Incluso para los creyentes que han dado el paso de una confesión personal resulta difícil aceptar este extraño mesianismo. Todos tenemos metida hasta los tuétanos la idea de una victoria sobre los que, de un modo u otro, consideramos enemigos o rivales. Sin embargo, si en el caso de Cristo hubiera sido así, si hubiera usado su autoridad y su poder para derrotar, someter o destruir a “otros”, a determinados grupos, por ejemplo, nacionales, como los romanos invasores y ocupantes de su patria, o ideológicos, como los saduceos y los herodianos, detentadores del poder y colaboracionistas, o cualesquiera otros, lo único que habría hecho es instaurar una división más entre los seres humanos, entre “buenos” (en cualquier sentido) y “malos”, entre propios y extraños, entre amigos y enemigos. Al entregarse a la muerte, Jesús, en primer lugar, asume el destino de todos los seres humanos sin excepción, pues todos hemos de pasar por el amargo trance de la muerte; al asumir una muerte violenta e injusta, no se somete simplemente al puro hecho biológico del final del ciclo vital, sino que toca y asume sus raíces morales, ese “no deber ser” con que nos topamos tantas veces en la vida, que algunos padecen con especial crueldad y que pone en cuestión incluso el sentido relativo de nuestro breve paso por este mundo. 
¿No son nuestras cerrazones, nuestros egoísmos, nuestra tendencia a excluir y discriminar por cualesquiera motivos, una de las raíces principales del sufrimiento de los hombres y de las injusticias de nuestro mundo? Somos proclives a levantar murallas físicas, psicológicas, legales, que nos separan de “otros”, considerados indeseables en cualquier sentido. Es evidente que Jesús no ha venido a establecer nuevas fronteras, sino a eliminar y superar precisamente aquellas que son fruto del odio, la discriminación y la injusticia (pues aquí, es claro, no estamos hablando de problemas administrativos ni aduaneros). Pero, si esas fronteras excluyentes e injustas provocan sufrimiento y muerte, Jesús ha asumido ese precio para, removiéndolas, hermanarnos a todos en torno a sí, hijo del Padre, haciéndonos partícipes de su misma filiación. Lo entendió bien Pablo cuando exclama que la fe se expresa en el bautismo, por el que nos revestimos de Cristo y superamos así esas barreras raciales y religiosas, nacionales, sociales y sexuales, de modo que, en él, podemos descubrir los profundos vínculos que nos unen.

Aceptar a Cristo por la fe, como Pedro hoy, significa aceptar el mesianismo de la Cruz, y esto implica aceptar la cruz en nuestra vida cotidiana.  Seguir a Jesús, negarse a sí mismo, tomar la cruz de cada día, todo esto significa asumir el límite propio y ajeno, y no hacer de él una excusa para no amar, para excluir o para aislarse.
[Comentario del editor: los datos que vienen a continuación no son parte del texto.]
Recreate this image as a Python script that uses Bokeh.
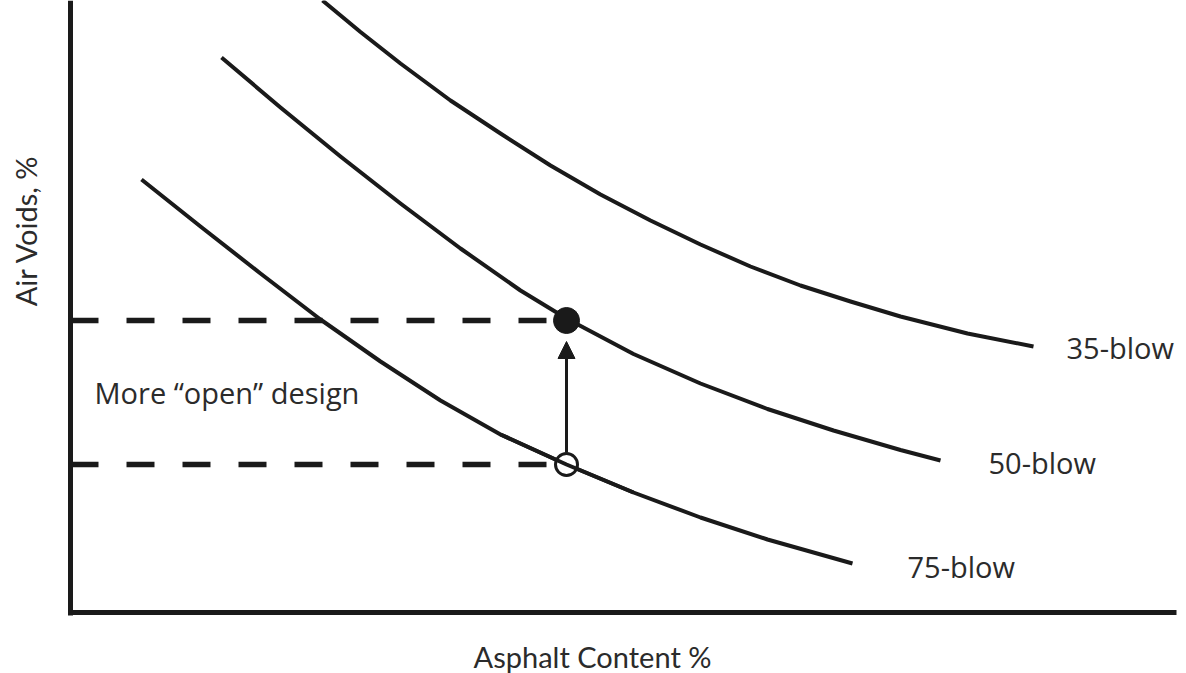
from bokeh.plotting import figure
from bokeh.models import Range1d, FixedTicker, LinearAxis, Arrow, NormalHead, ColumnDataSource
from bokeh.core.properties import value
from bokeh.embed import file_html
from bokeh.resources import INLINE

# ---- data (arbitrary units) ----
x35 = [2.52, 2.90, 3.30, 3.80, 4.30, 4.80, 5.30, 5.80, 6.30, 6.80, 7.30, 7.80, 8.30, 8.97, 9.63]
y35 = [6.12, 5.805, 5.49, 5.12, 4.79, 4.47, 4.18, 3.92, 3.68, 3.46, 3.27, 3.11, 2.96, 2.79, 2.66]

x50 = [1.51, 2.10, 2.70, 3.30, 3.90, 4.50, 4.96, 5.63, 6.30, 6.97, 7.63, 8.30, 8.70]
y50 = [5.55, 5.05, 4.56, 4.09, 3.64, 3.22, 2.94, 2.585, 2.29, 2.035, 1.82, 1.625, 1.52]

x75 = [0.71, 1.30, 1.90, 2.50, 3.10, 3.70, 4.30, 4.96, 5.63, 6.30, 6.97, 7.82]
y75 = [4.33, 3.86, 3.39, 2.93, 2.51, 2.12, 1.78, 1.48, 1.20, 0.95, 0.73, 0.49]

design_x = 4.96          # asphalt content of the design point
voids_50 = 2.92          # air voids, 50-blow design (filled dot)
voids_75 = 1.48          # air voids, 75-blow at same content (open circle)

curve_names = ["35-blow", "50-blow", "75-blow"]

INK = "#1a1a1a"
TXT = "#2b2b2b"

p = figure(width=1186, height=673, output_backend="svg", toolbar_location=None,
           x_range=Range1d(-0.70, 11.16), y_range=Range1d(-0.61, 6.12),
           x_axis_location=None, y_axis_location=None,
           min_border=0, min_border_left=0, min_border_right=0,
           min_border_top=0, min_border_bottom=0)
p.background_fill_color = "white"
p.border_fill_color = "white"
p.outline_line_color = None
p.grid.visible = False

xax = LinearAxis(fixed_location=0, ticker=FixedTicker(ticks=[]), bounds=(-0.025, 11.06))
yax = LinearAxis(fixed_location=0, ticker=FixedTicker(ticks=[]), bounds=(-0.025, 6.12))
for ax in (xax, yax):
    ax.major_tick_line_color = None
    ax.minor_tick_line_color = None
    ax.axis_line_color = INK
    ax.axis_line_width = 5
    ax.major_label_text_font_size = "0px"
p.add_layout(xax, "below")
p.add_layout(yax, "left")

# curves
for xs, ys in ((x35, y35), (x50, y50), (x75, y75)):
    p.line(xs, ys, line_color=INK, line_width=4, line_cap="butt", line_join="round")

# dashed guide lines
p.line([0, design_x - 0.20], [voids_50, voids_50], line_color=INK, line_width=5.5, line_dash="28 28")
p.line([0, design_x - 0.20], [voids_75, voids_75], line_color=INK, line_width=5.5, line_dash="28 28")

# arrow from open circle to filled dot
p.add_layout(Arrow(end=NormalHead(size=17, fill_color=INK, line_color=INK, line_width=1),
                   x_start=design_x, y_start=voids_75 + 0.12,
                   x_end=design_x, y_end=voids_50 - 0.21,
                   line_color=INK, line_width=3))

p.scatter([design_x], [voids_50], size=26, marker="circle", fill_color=INK, line_color=INK)
p.scatter([design_x], [voids_75], size=22, marker="circle", fill_color="white",
          line_color=INK, line_width=3)
p.line(x75[6:9], y75[6:9], line_color=INK, line_width=4)

# texts
src = ColumnDataSource(dict(x=[9.96, 9.18, 8.37], y=[2.65, 1.50, 0.46], t=curve_names))
p.text(x="x", y="y", text="t", source=src, text_font=value("Open Sans"),
       text_font_size="29px", text_color=TXT, text_baseline="middle", text_align="left")
p.text(x=[0.24], y=[2.20], text=["More \u201copen\u201d design"], text_font=value("Open Sans"),
       text_font_size="29px", text_color=TXT, text_baseline="middle", text_align="left")

p.text(x=[5.22], y=[-0.44], text=["Asphalt Content %"], text_font=value("Lato"),
       text_font_size="29px", text_color=TXT, text_baseline="middle", text_align="center")
p.text(x=[-0.45], y=[3.82], text=["Air Voids, %"], angle=90, angle_units="deg",
       text_font=value("Lato"), text_font_size="29px", text_color=TXT,
       text_baseline="middle", text_align="center")

open("out.html", "w").write(file_html(p, INLINE))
Existen límites de muy diverso tipo que separan y enfrentan. Asumir el límite y tratar de superarlo es como morir un poco, pues ello comporta sufrimiento. Pero ese es el precio del verdadero amor. Ama de verdad el que está dispuesto a sufrir por la persona amada. Y el que acepta el reto del amor ya no acepta barreras, fronteras y divisiones que nos hacen extraños unos a otros, sino que, sabiendo que no siempre es fácil, que no hay garantías absolutas de éxito, que, en ocasiones, esa forma de vida comportará sufrimiento, pese a todo, vive abierto y dispuesto a reconocer en cualquier hombre o mujer, sin importarle su raza, condición social, ideología o confesión religiosa, a un hermano y hermana suya. Con frecuencia esa actitud tendrá la apariencia de una derrota, de una pérdida, de una negación, pero, al estar vinculada al Cristo en quien hemos depositado nuestra fe y nuestra confianza, y que murió por amor y resucitó para darnos nueva vida, se tratará en realidad de una victoria definitiva, de una ganancia que ya nadie podrá arrebatarnos.